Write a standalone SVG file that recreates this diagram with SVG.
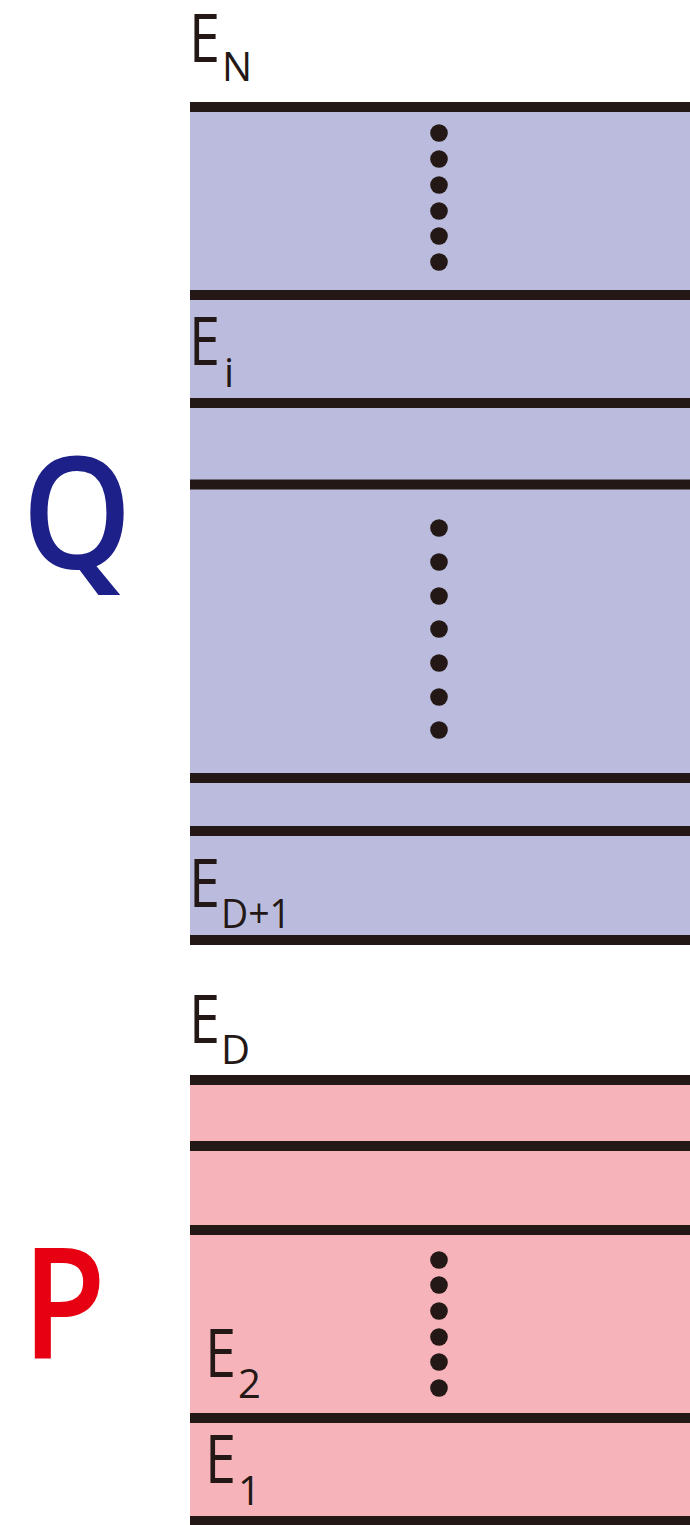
<svg xmlns="http://www.w3.org/2000/svg" width="690" height="1525" viewBox="0 0 690 1525">
<style>
.ln{stroke:#231815;stroke-width:10;}
.dot{fill:#231815;}
.lab{font-family:"Open Sans","Noto Sans",sans-serif;fill:#231815;}
.big{font-size:68px;}
.sub{font-size:40px;}
</style>
<rect width="690" height="1525" fill="#ffffff"/>
<g id="band-Q">
<rect x="190" y="107" width="500" height="833" fill="#bbbcdd"/>
</g>
<g id="band-P">
<rect x="190" y="1080" width="500" height="441" fill="#f6b3b9"/>
</g>
<g id="levels">
<line class="ln" x1="190" y1="107" x2="690" y2="107"/>
<line class="ln" x1="190" y1="295" x2="690" y2="295"/>
<line class="ln" x1="190" y1="403" x2="690" y2="403"/>
<line class="ln" x1="190" y1="484.5" x2="690" y2="484.5"/>
<line class="ln" x1="190" y1="778" x2="690" y2="778"/>
<line class="ln" x1="190" y1="831" x2="690" y2="831"/>
<line class="ln" x1="190" y1="940" x2="690" y2="940"/>
<line class="ln" x1="190" y1="1080" x2="690" y2="1080"/>
<line class="ln" x1="190" y1="1146" x2="690" y2="1146"/>
<line class="ln" x1="190" y1="1230" x2="690" y2="1230"/>
<line class="ln" x1="190" y1="1418" x2="690" y2="1418"/>
<line class="ln" x1="190" y1="1521" x2="690" y2="1521"/>
</g>
<g id="dots-top">
<circle class="dot" cx="439" cy="133" r="8.8"/>
<circle class="dot" cx="439" cy="159" r="8.8"/>
<circle class="dot" cx="439" cy="185" r="8.8"/>
<circle class="dot" cx="439" cy="211" r="8.8"/>
<circle class="dot" cx="439" cy="236" r="8.8"/>
<circle class="dot" cx="439" cy="262" r="8.8"/>
</g>
<g id="dots-mid">
<circle class="dot" cx="439" cy="528" r="8.8"/>
<circle class="dot" cx="439" cy="562" r="8.8"/>
<circle class="dot" cx="439" cy="596" r="8.8"/>
<circle class="dot" cx="439" cy="629" r="8.8"/>
<circle class="dot" cx="439" cy="663" r="8.8"/>
<circle class="dot" cx="439" cy="697" r="8.8"/>
<circle class="dot" cx="439" cy="730" r="8.8"/>
</g>
<g id="dots-bot">
<circle class="dot" cx="439" cy="1260" r="8.8"/>
<circle class="dot" cx="439" cy="1285" r="8.8"/>
<circle class="dot" cx="439" cy="1311" r="8.8"/>
<circle class="dot" cx="439" cy="1337" r="8.8"/>
<circle class="dot" cx="439" cy="1362" r="8.8"/>
<circle class="dot" cx="439" cy="1388" r="8.8"/>
</g>
<g id="label-EN">
<text class="lab big" x="189" y="62" textLength="31" lengthAdjust="spacingAndGlyphs">E</text>
<text class="lab sub" x="222" y="81">N</text>
</g>
<g id="label-Ei">
<text class="lab big" x="189" y="365" textLength="31" lengthAdjust="spacingAndGlyphs">E</text>
<text class="lab sub" x="224" y="387">i</text>
</g>
<g id="label-ED1">
<text class="lab big" x="189" y="907" textLength="31" lengthAdjust="spacingAndGlyphs">E</text>
<text class="lab sub" x="221" y="928" textLength="70" lengthAdjust="spacingAndGlyphs">D+1</text>
</g>
<g id="label-ED">
<text class="lab big" x="189" y="1043" textLength="31" lengthAdjust="spacingAndGlyphs">E</text>
<text class="lab sub" x="221" y="1064">D</text>
</g>
<g id="label-E2">
<text class="lab big" x="205" y="1377" textLength="31" lengthAdjust="spacingAndGlyphs">E</text>
<text class="lab sub" x="238" y="1398">2</text>
</g>
<g id="label-E1">
<text class="lab big" x="205" y="1483" textLength="31" lengthAdjust="spacingAndGlyphs">E</text>
<text class="lab sub" x="238" y="1505">1</text>
</g>
<g id="label-Q">
<text x="22" y="568" font-family="Open Sans, Noto Sans, sans-serif" font-size="156" font-weight="600" fill="#1d2088" textLength="110" lengthAdjust="spacingAndGlyphs">Q</text>
</g>
<g id="label-P">
<text x="22" y="1358" font-family="Open Sans, Noto Sans, sans-serif" font-size="154" font-weight="600" fill="#e60012" textLength="84" lengthAdjust="spacingAndGlyphs">P</text>
</g>
</svg>
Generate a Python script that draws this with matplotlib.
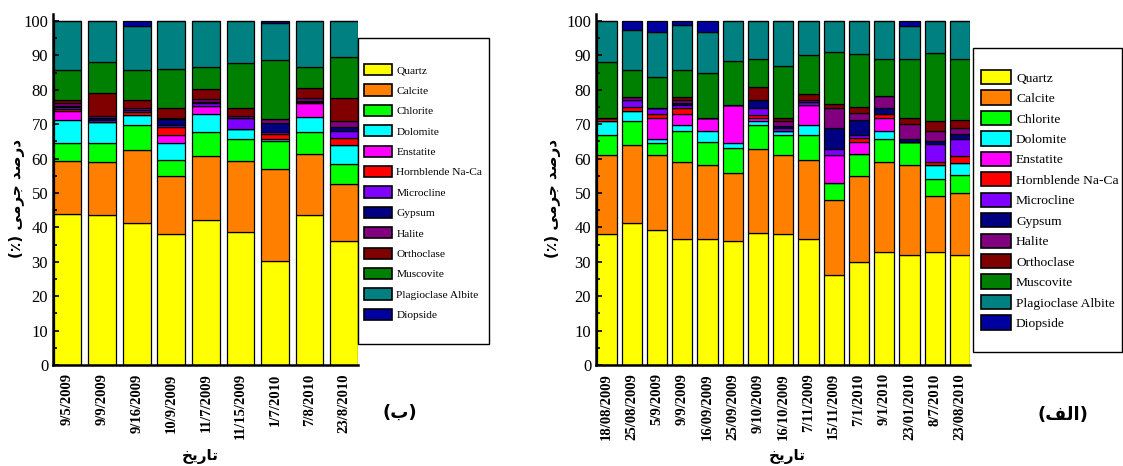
import numpy as np
import matplotlib
matplotlib.use('Agg')
import matplotlib.pyplot as plt
from matplotlib.patches import Patch, Rectangle

plt.rcParams['font.family'] = ['Liberation Serif', 'DejaVu Sans']

minerals = ['Quartz', 'Calcite', 'Chlorite', 'Dolomite', 'Enstatite', 'Hornblende Na-Ca',
            'Microcline', 'Gypsum', 'Halite', 'Orthoclase', 'Muscovite', 'Plagioclase Albite',
            'Diopside']
colors = ['#ffff00', '#ff8000', '#00ff00', '#00ffff', '#ff00ff', '#ff0000',
          '#8000ff', '#000080', '#800080', '#800000', '#008000', '#008080', '#0000a0']

# panel (b)
dates_b = ['9/5/2009', '9/9/2009', '9/16/2009', '10/9/2009', '11/7/2009', '11/15/2009',
           '1/7/2010', '7/8/2010', '23/8/2010']
quartz_b = [44.0, 43.6, 41.2, 38.2, 42.2, 38.7, 30.2, 43.5, 36.0]
calcite_b = [15.4, 15.4, 21.3, 16.6, 18.4, 20.5, 26.7, 17.8, 16.7]
chlorite_b = [5.0, 5.6, 7.2, 4.9, 7.1, 6.6, 8.2, 6.5, 5.8]
dolomite_b = [6.8, 5.9, 2.9, 4.8, 5.1, 2.9, 0.7, 4.4, 5.5]
enstatite_b = [2.5, 0, 0, 2.3, 2.5, 0, 0, 3.8, 0]
hornblende_b = [0.6, 0, 0.9, 2.4, 0, 0, 1.2, 0, 2.1]
microcline_b = [0.7, 0.6, 0.5, 0.6, 0.7, 3.0, 0.8, 0.5, 1.9]
gypsum_b = [0.3, 0.6, 0, 1.6, 0.4, 0, 2.6, 0.3, 1.2]
halite_b = [0.8, 0.6, 0.6, 0.5, 0.8, 0.8, 1.2, 0.7, 1.7]
orthoclase_b = [1.0, 6.6, 2.5, 2.7, 2.9, 2.3, 0, 2.9, 6.6]
muscovite_b = [8.6, 9.1, 8.7, 11.3, 6.4, 13.1, 17.0, 6.2, 12.1]
plagioclase_b = [14.3, 12.0, 12.8, 14.1, 13.5, 12.1, 10.8, 13.4, 10.4]
diopside_b = [0, 0, 1.4, 0, 0, 0, 0.6, 0, 0]

# panel (a)
dates_a = ['18/08/2009', '25/08/2009', '5/9/2009', '9/9/2009', '16/09/2009', '25/09/2009',
           '9/10/2009', '16/10/2009', '7/11/2009', '15/11/2009', '7/1/2010', '9/1/2010',
           '23/01/2010', '8/7/2010', '23/08/2010']
quartz_a = [38.1, 41.3, 39.2, 36.7, 36.7, 36.0, 38.3, 38.1, 36.7, 26.2, 30.0, 32.9, 31.9, 32.9, 31.9]
calcite_a = [22.9, 22.6, 21.8, 22.2, 21.4, 19.9, 24.4, 22.9, 22.9, 21.8, 25.0, 26.1, 26.2, 16.1, 18.2]
chlorite_a = [5.9, 7.0, 3.6, 9.2, 6.7, 7.1, 7.0, 5.9, 7.3, 5.0, 6.2, 6.8, 6.6, 5.0, 5.0]
dolomite_a = [4.0, 2.9, 1.2, 1.7, 3.3, 1.6, 1.1, 1.0, 2.9, 0, 0, 2.3, 0, 4.1, 3.7]
enstatite_a = [0, 0, 6.1, 3.1, 3.8, 11.1, 0.9, 0, 5.7, 8.0, 3.7, 3.8, 0, 0, 0]
hornblende_a = [1.0, 1.2, 0.9, 1.9, 0, 0, 0.9, 0, 0, 0, 1.0, 1.0, 0, 0.9, 1.9]
microcline_a = [0, 1.9, 2.0, 0.8, 0, 0, 2.0, 1.0, 0.8, 1.9, 1.0, 0, 0, 5.2, 4.9]
gypsum_a = [0, 0, 0, 0.5, 0, 0, 2.4, 0.6, 0, 5.9, 4.2, 1.9, 0.9, 0.9, 1.4]
halite_a = [0, 0.9, 0, 0.8, 0, 0, 0, 1.4, 0.8, 6.0, 2.0, 3.4, 4.4, 2.9, 2.0]
orthoclase_a = [0, 0, 0, 0.9, 0, 0, 3.9, 1.0, 1.6, 1.0, 2.0, 0, 1.9, 2.9, 2.2]
muscovite_a = [16.2, 8.0, 8.9, 8.0, 12.9, 12.5, 8.0, 15.1, 11.3, 15.2, 15.3, 10.7, 17.0, 19.9, 17.6]
plagioclase_a = [11.9, 11.6, 13.2, 12.9, 12.1, 11.8, 11.1, 13.0, 10.0, 9.0, 9.6, 11.1, 9.7, 9.2, 11.2]
diopside_a = [0, 2.6, 3.1, 1.3, 3.1, 0, 0, 0, 0, 0, 0, 0, 1.4, 0, 0]

series_b = [quartz_b, calcite_b, chlorite_b, dolomite_b, enstatite_b, hornblende_b, microcline_b,
            gypsum_b, halite_b, orthoclase_b, muscovite_b, plagioclase_b, diopside_b]
series_a = [quartz_a, calcite_a, chlorite_a, dolomite_a, enstatite_a, hornblende_a, microcline_a,
            gypsum_a, halite_a, orthoclase_a, muscovite_a, plagioclase_a, diopside_a]

# Persian labels written in presentation forms, visual order (no bidi shaping in matplotlib)
ylab = '(\u066a) \ufef0\ufee3\ufeae\ufe9f \ufeaa\ufebb\ufead\ufea9'
xlab = '\ufea6\ufef3\ufead\ufe8e\ufe97'
tag_b = '(\u0628)'
tag_a = '(\ufed2\ufedf\ufe8d)'

W, H = 1123, 466
fig = plt.figure(figsize=(W / 100, H / 100), dpi=100)


def stacked(ax, dates, series):
    x = np.arange(len(dates))
    bottom = np.zeros(len(dates))
    for vals, col in zip(series, colors):
        vals = np.array(vals, dtype=float)
        ax.bar(x, vals, 0.8, bottom=bottom, color=col, edgecolor='black', linewidth=0.9)
        bottom += vals
    ax.set_xlim(-0.42, len(dates) - 0.6)
    ax.set_ylim(0, 102)
    ax.set_yticks(np.arange(0, 101, 10))
    ax.set_yticks(np.arange(5, 100, 10), minor=True)
    ax.set_xticks(x)
    ax.set_xticklabels(dates, rotation=90, fontsize=10.5, fontweight='bold')
    ax.tick_params(axis='x', length=0, pad=6)
    ax.tick_params(axis='y', which='both', direction='in', width=1.2, labelsize=12)
    ax.tick_params(axis='y', which='major', length=4)
    ax.tick_params(axis='y', which='minor', length=3)
    for s in ['top', 'right']:
        ax.spines[s].set_visible(False)
    for s in ['left', 'bottom']:
        ax.spines[s].set_linewidth(1.8)


def box_legend(x0, y0, x1, y1, hx, hy, fs, hl, hh, sp):
    fig.patches.append(Rectangle((x0 / W, 1 - y1 / H), (x1 - x0) / W, (y1 - y0) / H,
                                 transform=fig.transFigure, facecolor='white',
                                 edgecolor='black', linewidth=1.0, zorder=0))
    handles = [Patch(facecolor=c, edgecolor='black', linewidth=1.2) for c in colors]
    fig.legend(handles, minerals, loc='upper left', bbox_to_anchor=(hx / W, 1 - hy / H),
               frameon=False, borderpad=0, borderaxespad=0, fontsize=fs,
               handlelength=hl, handleheight=hh, labelspacing=sp, handletextpad=0.35)


ax_b = fig.add_axes([53 / W, 1 - 365 / H, 305 / W, 351 / H])
stacked(ax_b, dates_b, series_b)
ax_a = fig.add_axes([596 / W, 1 - 365 / H, 374 / W, 351 / H])
stacked(ax_a, dates_a, series_a)

box_legend(358, 38, 489, 344, 364, 64, 8.2, 2.5, 1.15, 0.78)
box_legend(973, 48, 1122, 352, 981, 70, 9.7, 2.25, 1.25, 0.43)

fig.text(17 / W, 1 - 198 / H, ylab, rotation=90, ha='center', va='center',
         fontsize=11, fontweight='bold', family='DejaVu Sans')
fig.text(553 / W, 1 - 198 / H, ylab, rotation=90, ha='center', va='center',
         fontsize=11, fontweight='bold', family='DejaVu Sans')
fig.text(200 / W, 1 - 456 / H, xlab, ha='center', va='center',
         fontsize=11, fontweight='bold', family='DejaVu Sans')
fig.text(787 / W, 1 - 456 / H, xlab, ha='center', va='center',
         fontsize=11, fontweight='bold', family='DejaVu Sans')
fig.text(400 / W, 1 - 413 / H, tag_b, ha='center', va='center',
         fontsize=13, fontweight='bold', family='DejaVu Sans')
fig.text(1063 / W, 1 - 415 / H, tag_a, ha='center', va='center',
         fontsize=13, fontweight='bold', family='DejaVu Sans')

fig.savefig('out.png', dpi=100)
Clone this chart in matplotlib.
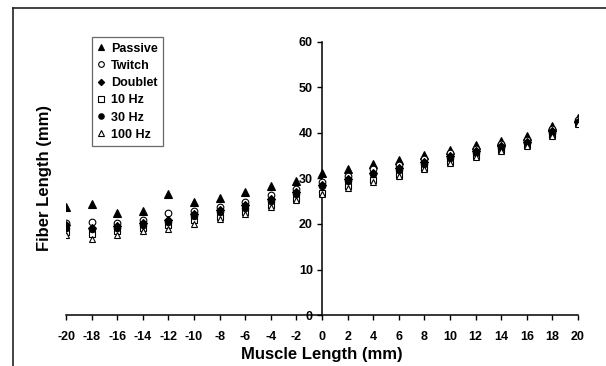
import matplotlib
matplotlib.use("Agg")
import matplotlib.pyplot as plt
from matplotlib.lines import Line2D

plt.rcParams['font.family'] = ['Liberation Sans', 'DejaVu Sans']
plt.rcParams['font.weight'] = 'bold'
plt.rcParams['axes.unicode_minus'] = False

muscle_length = [-20, -18, -16, -14, -12, -10, -8, -6, -4, -2, 0,
                 2, 4, 6, 8, 10, 12, 14, 16, 18, 20]

passive = [23.7, 24.5, 22.5, 22.9, 26.7, 24.9, 25.8, 27.0, 28.4, 29.5, 31.2,
           32.0, 33.1, 34.1, 35.2, 36.3, 37.3, 38.3, 39.3, 41.5, 43.2]
twitch = [20.3, 20.5, 20.3, 20.9, 22.5, 22.9, 23.8, 24.9, 26.4, 27.8, 29.2,
          30.5, 32.0, 33.0, 34.2, 35.5, 36.5, 37.5, 38.5, 40.9, 42.8]
doublet = [19.8, 19.2, 19.6, 20.3, 20.9, 22.2, 23.1, 24.2, 25.6, 27.1, 28.6,
           29.8, 31.3, 32.4, 33.6, 35.0, 36.0, 37.1, 38.0, 40.4, 42.5]
hz10 = [18.3, 17.8, 18.5, 19.2, 19.8, 20.9, 21.6, 22.7, 24.2, 25.6, 26.9,
        28.3, 29.7, 30.8, 32.3, 33.6, 34.9, 36.2, 37.4, 39.6, 42.1]
hz30 = [19.2, 18.8, 19.2, 19.8, 20.5, 21.8, 22.6, 23.6, 25.0, 26.5, 28.3,
        29.4, 30.9, 31.9, 33.2, 34.6, 35.6, 36.8, 37.8, 40.1, 42.4]
hz100 = [17.6, 16.6, 17.6, 18.5, 19.0, 20.1, 21.1, 22.2, 23.7, 25.3, 26.5,
         28.0, 29.3, 30.6, 32.0, 33.4, 34.7, 36.0, 37.2, 39.4, 41.9]

series = [
    ("Passive", passive, '^', 'black'),
    ("Twitch", twitch, 'o', 'white'),
    ("Doublet", doublet, 'D', 'black'),
    ("10 Hz", hz10, 's', 'white'),
    ("30 Hz", hz30, 'o', 'black'),
    ("100 Hz", hz100, '^', 'white'),
]
sizes = {"Passive": 5.2, "Twitch": 4.8, "Doublet": 3.8, "10 Hz": 4.3, "30 Hz": 4.6, "100 Hz": 4.8}

fig = plt.figure(figsize=(6.06, 3.66), dpi=100)
ax = fig.add_axes([66/606, 1-315/366, 512/606, 273/366])

for name, vals, m, fc in series:
    ax.plot(muscle_length, vals, linestyle='none', marker=m, markersize=sizes[name],
            markerfacecolor=fc, markeredgecolor='black', markeredgewidth=0.8,
            label=name, zorder=3)

ax.set_xlim(-20, 20)
ax.set_ylim(0, 60)
ax.spines['left'].set_position(('data', 0))
ax.spines['bottom'].set_position(('data', 0))
ax.spines['top'].set_visible(False)
ax.spines['right'].set_visible(False)
for s in ('left', 'bottom'):
    ax.spines[s].set_linewidth(1.1)
ax.set_xticks(list(range(-20, 21, 2)))
ax.set_yticks(list(range(0, 61, 10)))
ax.tick_params(axis='x', direction='out', length=3.5, width=1, pad=8, labelsize=9)
ax.tick_params(axis='y', direction='out', length=3.5, width=1, pad=3, labelsize=9)
for lab in ax.get_xticklabels() + ax.get_yticklabels():
    lab.set_fontweight('bold')

ax.set_xlabel("Muscle Length (mm)", fontsize=12, fontweight='bold')
ax.set_ylabel("Fiber Length (mm)", fontsize=12, fontweight='bold')
ax.yaxis.set_label_coords((45-66)/512, 0.5)
ax.xaxis.set_label_coords(0.5, (315-355)/273)
ax.xaxis.label.set_verticalalignment('center')
ax.yaxis.label.set_verticalalignment('center')

leg = ax.legend(loc='upper left', bbox_to_anchor=(26/512, (315-37)/273),
                borderaxespad=0, frameon=True, fancybox=False,
                prop={'weight': 'bold', 'size': 9}, handlelength=0.6,
                handletextpad=0.45, labelspacing=0.42, borderpad=0.45,
                markerscale=0.85)
leg.get_frame().set_edgecolor('#444444')
leg.get_frame().set_linewidth(0.9)

fig.add_artist(Line2D([13/606, 13/606], [0, 1-8/366], color='#222222', lw=1.2,
                      transform=fig.transFigure))
fig.add_artist(Line2D([13/606, 1], [1-8/366, 1-8/366], color='#222222', lw=1.2,
                      transform=fig.transFigure))

fig.savefig("out.png", dpi=100)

• • • •

__Task goal__: In the listing above, find the line with "Generate a Python" and the line with "diopside_b = [0, 0, 1.4, 0, 0, 0, 0.6, 0, 0]". Copy exactly those two and every line between, without the pictures.

__Exercise answer__:
Generate a Python script that draws this with matplotlib.
import numpy as np
import matplotlib
matplotlib.use('Agg')
import matplotlib.pyplot as plt
from matplotlib.patches import Patch, Rectangle

plt.rcParams['font.family'] = ['Liberation Serif', 'DejaVu Sans']

minerals = ['Quartz', 'Calcite', 'Chlorite', 'Dolomite', 'Enstatite', 'Hornblende Na-Ca',
            'Microcline', 'Gypsum', 'Halite', 'Orthoclase', 'Muscovite', 'Plagioclase Albite',
            'Diopside']
colors = ['#ffff00', '#ff8000', '#00ff00', '#00ffff', '#ff00ff', '#ff0000',
          '#8000ff', '#000080', '#800080', '#800000', '#008000', '#008080', '#0000a0']

# panel (b)
dates_b = ['9/5/2009', '9/9/2009', '9/16/2009', '10/9/2009', '11/7/2009', '11/15/2009',
           '1/7/2010', '7/8/2010', '23/8/2010']
quartz_b = [44.0, 43.6, 41.2, 38.2, 42.2, 38.7, 30.2, 43.5, 36.0]
calcite_b = [15.4, 15.4, 21.3, 16.6, 18.4, 20.5, 26.7, 17.8, 16.7]
chlorite_b = [5.0, 5.6, 7.2, 4.9, 7.1, 6.6, 8.2, 6.5, 5.8]
dolomite_b = [6.8, 5.9, 2.9, 4.8, 5.1, 2.9, 0.7, 4.4, 5.5]
enstatite_b = [2.5, 0, 0, 2.3, 2.5, 0, 0, 3.8, 0]
hornblende_b = [0.6, 0, 0.9, 2.4, 0, 0, 1.2, 0, 2.1]
microcline_b = [0.7, 0.6, 0.5, 0.6, 0.7, 3.0, 0.8, 0.5, 1.9]
gypsum_b = [0.3, 0.6, 0, 1.6, 0.4, 0, 2.6, 0.3, 1.2]
halite_b = [0.8, 0.6, 0.6, 0.5, 0.8, 0.8, 1.2, 0.7, 1.7]
orthoclase_b = [1.0, 6.6, 2.5, 2.7, 2.9, 2.3, 0, 2.9, 6.6]
muscovite_b = [8.6, 9.1, 8.7, 11.3, 6.4, 13.1, 17.0, 6.2, 12.1]
plagioclase_b = [14.3, 12.0, 12.8, 14.1, 13.5, 12.1, 10.8, 13.4, 10.4]
diopside_b = [0, 0, 1.4, 0, 0, 0, 0.6, 0, 0]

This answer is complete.